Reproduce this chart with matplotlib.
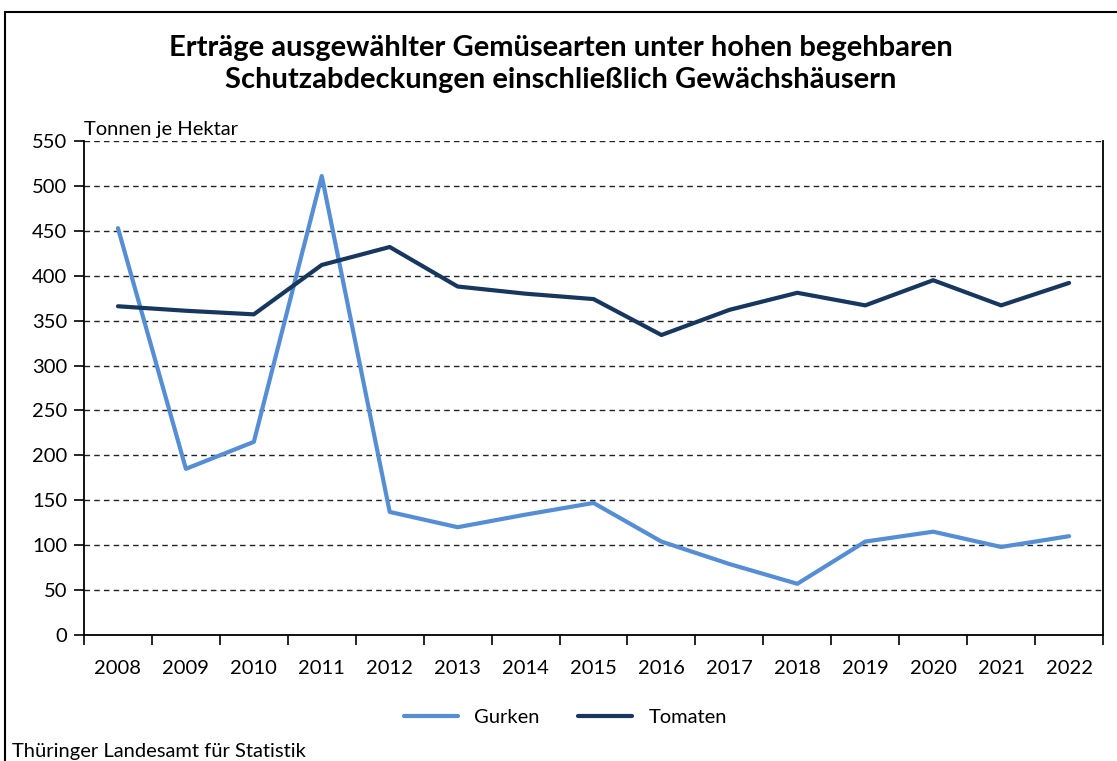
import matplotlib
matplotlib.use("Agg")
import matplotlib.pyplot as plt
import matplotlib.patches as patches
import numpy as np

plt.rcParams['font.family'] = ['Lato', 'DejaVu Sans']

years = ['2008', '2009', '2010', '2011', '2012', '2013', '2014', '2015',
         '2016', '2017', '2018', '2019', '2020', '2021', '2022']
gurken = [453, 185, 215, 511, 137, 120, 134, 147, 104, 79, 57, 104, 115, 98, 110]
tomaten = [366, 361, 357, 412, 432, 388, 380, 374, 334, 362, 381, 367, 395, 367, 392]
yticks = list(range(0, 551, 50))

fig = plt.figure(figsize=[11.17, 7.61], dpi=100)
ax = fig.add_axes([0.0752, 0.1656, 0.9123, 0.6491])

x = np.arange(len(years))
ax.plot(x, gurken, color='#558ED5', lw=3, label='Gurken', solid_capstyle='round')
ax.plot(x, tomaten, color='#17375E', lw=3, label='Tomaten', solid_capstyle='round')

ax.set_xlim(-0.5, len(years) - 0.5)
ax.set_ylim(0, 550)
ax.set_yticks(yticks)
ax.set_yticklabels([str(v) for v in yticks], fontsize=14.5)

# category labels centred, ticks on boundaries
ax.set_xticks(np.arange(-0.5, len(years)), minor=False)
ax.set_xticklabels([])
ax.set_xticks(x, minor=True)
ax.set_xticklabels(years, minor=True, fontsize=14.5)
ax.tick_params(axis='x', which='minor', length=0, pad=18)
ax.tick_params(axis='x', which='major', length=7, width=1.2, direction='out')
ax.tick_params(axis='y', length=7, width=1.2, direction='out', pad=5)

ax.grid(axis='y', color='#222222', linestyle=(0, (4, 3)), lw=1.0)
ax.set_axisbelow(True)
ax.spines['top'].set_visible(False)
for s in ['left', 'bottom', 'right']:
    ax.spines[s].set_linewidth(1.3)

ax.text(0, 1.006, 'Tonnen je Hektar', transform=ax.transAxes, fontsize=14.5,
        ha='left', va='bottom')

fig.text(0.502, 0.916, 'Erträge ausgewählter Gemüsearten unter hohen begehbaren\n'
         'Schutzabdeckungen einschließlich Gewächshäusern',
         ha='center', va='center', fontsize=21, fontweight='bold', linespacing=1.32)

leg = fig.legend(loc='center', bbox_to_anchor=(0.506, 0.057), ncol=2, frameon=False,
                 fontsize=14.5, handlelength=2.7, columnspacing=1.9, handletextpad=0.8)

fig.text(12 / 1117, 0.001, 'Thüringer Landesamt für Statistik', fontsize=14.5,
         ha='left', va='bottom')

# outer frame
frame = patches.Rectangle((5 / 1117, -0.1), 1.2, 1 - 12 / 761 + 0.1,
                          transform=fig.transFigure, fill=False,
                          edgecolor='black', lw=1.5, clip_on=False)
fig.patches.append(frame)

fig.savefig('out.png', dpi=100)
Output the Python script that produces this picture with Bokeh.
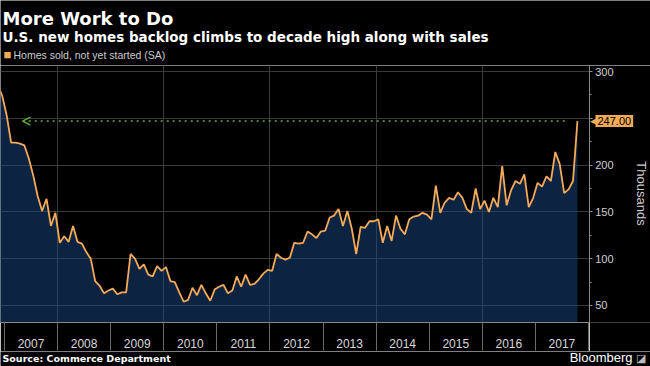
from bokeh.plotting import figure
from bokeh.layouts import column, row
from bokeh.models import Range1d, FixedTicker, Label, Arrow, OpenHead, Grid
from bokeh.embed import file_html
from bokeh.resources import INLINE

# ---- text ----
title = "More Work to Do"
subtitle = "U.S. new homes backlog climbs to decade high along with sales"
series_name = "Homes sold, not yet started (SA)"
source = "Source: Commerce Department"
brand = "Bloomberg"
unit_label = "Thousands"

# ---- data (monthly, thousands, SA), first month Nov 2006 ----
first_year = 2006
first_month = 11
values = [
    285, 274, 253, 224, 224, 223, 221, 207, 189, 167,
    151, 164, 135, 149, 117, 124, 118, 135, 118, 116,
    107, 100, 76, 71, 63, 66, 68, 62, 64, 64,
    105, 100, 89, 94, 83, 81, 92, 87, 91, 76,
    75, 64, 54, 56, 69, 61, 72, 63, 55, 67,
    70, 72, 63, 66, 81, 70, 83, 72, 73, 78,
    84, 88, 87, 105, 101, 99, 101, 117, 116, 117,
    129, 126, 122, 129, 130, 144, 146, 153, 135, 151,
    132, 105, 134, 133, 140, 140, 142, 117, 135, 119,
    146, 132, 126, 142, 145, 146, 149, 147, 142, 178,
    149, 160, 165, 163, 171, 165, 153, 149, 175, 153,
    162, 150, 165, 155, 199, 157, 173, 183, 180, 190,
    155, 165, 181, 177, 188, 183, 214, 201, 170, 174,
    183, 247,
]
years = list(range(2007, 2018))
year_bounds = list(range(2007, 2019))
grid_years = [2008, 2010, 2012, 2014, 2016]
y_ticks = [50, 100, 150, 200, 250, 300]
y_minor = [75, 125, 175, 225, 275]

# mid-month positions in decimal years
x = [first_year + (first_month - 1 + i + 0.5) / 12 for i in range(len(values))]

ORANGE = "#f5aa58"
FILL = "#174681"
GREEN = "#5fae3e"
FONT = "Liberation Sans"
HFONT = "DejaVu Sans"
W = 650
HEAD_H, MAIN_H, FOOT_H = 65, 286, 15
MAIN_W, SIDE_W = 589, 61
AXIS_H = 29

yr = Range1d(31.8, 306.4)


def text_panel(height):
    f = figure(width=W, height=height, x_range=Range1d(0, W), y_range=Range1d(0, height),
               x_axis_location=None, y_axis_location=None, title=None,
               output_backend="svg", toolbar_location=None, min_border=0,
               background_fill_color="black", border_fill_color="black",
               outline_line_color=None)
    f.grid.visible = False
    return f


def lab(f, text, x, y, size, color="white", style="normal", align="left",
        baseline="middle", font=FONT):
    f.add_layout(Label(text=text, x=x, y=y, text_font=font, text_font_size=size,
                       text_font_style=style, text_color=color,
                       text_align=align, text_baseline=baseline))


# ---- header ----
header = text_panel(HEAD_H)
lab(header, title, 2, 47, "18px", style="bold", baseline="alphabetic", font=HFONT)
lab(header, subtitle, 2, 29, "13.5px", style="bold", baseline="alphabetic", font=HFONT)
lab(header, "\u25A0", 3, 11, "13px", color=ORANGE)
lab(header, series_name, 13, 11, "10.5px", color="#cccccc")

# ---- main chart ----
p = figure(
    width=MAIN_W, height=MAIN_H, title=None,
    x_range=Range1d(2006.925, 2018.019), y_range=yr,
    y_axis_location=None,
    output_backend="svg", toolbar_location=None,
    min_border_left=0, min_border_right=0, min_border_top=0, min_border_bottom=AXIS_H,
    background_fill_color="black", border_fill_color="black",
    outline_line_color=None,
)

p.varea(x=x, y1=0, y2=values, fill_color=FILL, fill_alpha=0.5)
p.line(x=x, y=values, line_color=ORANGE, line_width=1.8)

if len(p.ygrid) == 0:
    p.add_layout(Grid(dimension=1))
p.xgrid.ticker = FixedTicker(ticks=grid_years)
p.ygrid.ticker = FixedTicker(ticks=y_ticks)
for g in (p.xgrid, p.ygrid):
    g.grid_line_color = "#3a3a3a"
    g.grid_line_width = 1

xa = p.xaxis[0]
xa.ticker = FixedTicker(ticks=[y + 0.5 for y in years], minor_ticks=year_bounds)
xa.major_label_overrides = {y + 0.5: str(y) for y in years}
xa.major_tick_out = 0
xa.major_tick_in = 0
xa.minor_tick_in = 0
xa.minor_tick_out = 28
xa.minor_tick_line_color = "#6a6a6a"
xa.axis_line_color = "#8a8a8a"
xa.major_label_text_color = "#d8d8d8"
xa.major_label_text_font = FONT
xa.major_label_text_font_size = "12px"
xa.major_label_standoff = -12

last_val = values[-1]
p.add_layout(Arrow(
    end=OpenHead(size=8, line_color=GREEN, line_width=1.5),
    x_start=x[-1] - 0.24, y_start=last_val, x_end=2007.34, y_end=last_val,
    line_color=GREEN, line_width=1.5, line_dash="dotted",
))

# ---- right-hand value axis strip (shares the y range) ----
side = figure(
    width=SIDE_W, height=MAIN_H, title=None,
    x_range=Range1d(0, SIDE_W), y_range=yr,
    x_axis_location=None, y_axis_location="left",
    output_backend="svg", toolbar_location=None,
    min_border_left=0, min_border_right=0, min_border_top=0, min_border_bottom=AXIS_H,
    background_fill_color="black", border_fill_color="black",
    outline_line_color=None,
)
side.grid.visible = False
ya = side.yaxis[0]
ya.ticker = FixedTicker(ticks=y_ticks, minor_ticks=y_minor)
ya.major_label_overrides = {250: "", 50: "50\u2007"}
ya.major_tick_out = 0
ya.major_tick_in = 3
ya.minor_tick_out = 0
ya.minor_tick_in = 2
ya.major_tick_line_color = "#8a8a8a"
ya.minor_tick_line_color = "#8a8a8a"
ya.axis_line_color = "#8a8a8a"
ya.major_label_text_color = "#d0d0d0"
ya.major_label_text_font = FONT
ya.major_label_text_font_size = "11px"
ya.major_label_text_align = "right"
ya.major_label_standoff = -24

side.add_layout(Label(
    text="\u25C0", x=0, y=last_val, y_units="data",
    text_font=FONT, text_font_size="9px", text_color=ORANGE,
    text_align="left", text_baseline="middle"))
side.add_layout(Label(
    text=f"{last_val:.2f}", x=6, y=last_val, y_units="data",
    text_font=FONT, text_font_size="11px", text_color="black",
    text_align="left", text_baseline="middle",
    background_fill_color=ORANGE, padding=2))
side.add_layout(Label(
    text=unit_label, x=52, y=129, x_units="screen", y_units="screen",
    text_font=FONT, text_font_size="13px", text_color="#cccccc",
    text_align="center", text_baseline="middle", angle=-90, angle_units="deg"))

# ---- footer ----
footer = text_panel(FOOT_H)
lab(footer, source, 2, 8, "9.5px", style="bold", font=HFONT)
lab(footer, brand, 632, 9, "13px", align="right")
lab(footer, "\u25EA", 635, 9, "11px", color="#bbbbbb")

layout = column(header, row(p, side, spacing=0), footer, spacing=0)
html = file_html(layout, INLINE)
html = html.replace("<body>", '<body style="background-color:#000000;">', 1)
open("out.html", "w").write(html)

→ What you will do
Omit the pictures, then repeat exactly each line from the beginning of the listing through the line with "width=1.2, direction='out', pad=5)".

→ Complete output
Reproduce this chart with matplotlib.
import matplotlib
matplotlib.use("Agg")
import matplotlib.pyplot as plt
import matplotlib.patches as patches
import numpy as np

plt.rcParams['font.family'] = ['Lato', 'DejaVu Sans']

years = ['2008', '2009', '2010', '2011', '2012', '2013', '2014', '2015',
         '2016', '2017', '2018', '2019', '2020', '2021', '2022']
gurken = [453, 185, 215, 511, 137, 120, 134, 147, 104, 79, 57, 104, 115, 98, 110]
tomaten = [366, 361, 357, 412, 432, 388, 380, 374, 334, 362, 381, 367, 395, 367, 392]
yticks = list(range(0, 551, 50))

fig = plt.figure(figsize=[11.17, 7.61], dpi=100)
ax = fig.add_axes([0.0752, 0.1656, 0.9123, 0.6491])

x = np.arange(len(years))
ax.plot(x, gurken, color='#558ED5', lw=3, label='Gurken', solid_capstyle='round')
ax.plot(x, tomaten, color='#17375E', lw=3, label='Tomaten', solid_capstyle='round')

ax.set_xlim(-0.5, len(years) - 0.5)
ax.set_ylim(0, 550)
ax.set_yticks(yticks)
ax.set_yticklabels([str(v) for v in yticks], fontsize=14.5)

# category labels centred, ticks on boundaries
ax.set_xticks(np.arange(-0.5, len(years)), minor=False)
ax.set_xticklabels([])
ax.set_xticks(x, minor=True)
ax.set_xticklabels(years, minor=True, fontsize=14.5)
ax.tick_params(axis='x', which='minor', length=0, pad=18)
ax.tick_params(axis='x', which='major', length=7, width=1.2, direction='out')
ax.tick_params(axis='y', length=7, width=1.2, direction='out', pad=5)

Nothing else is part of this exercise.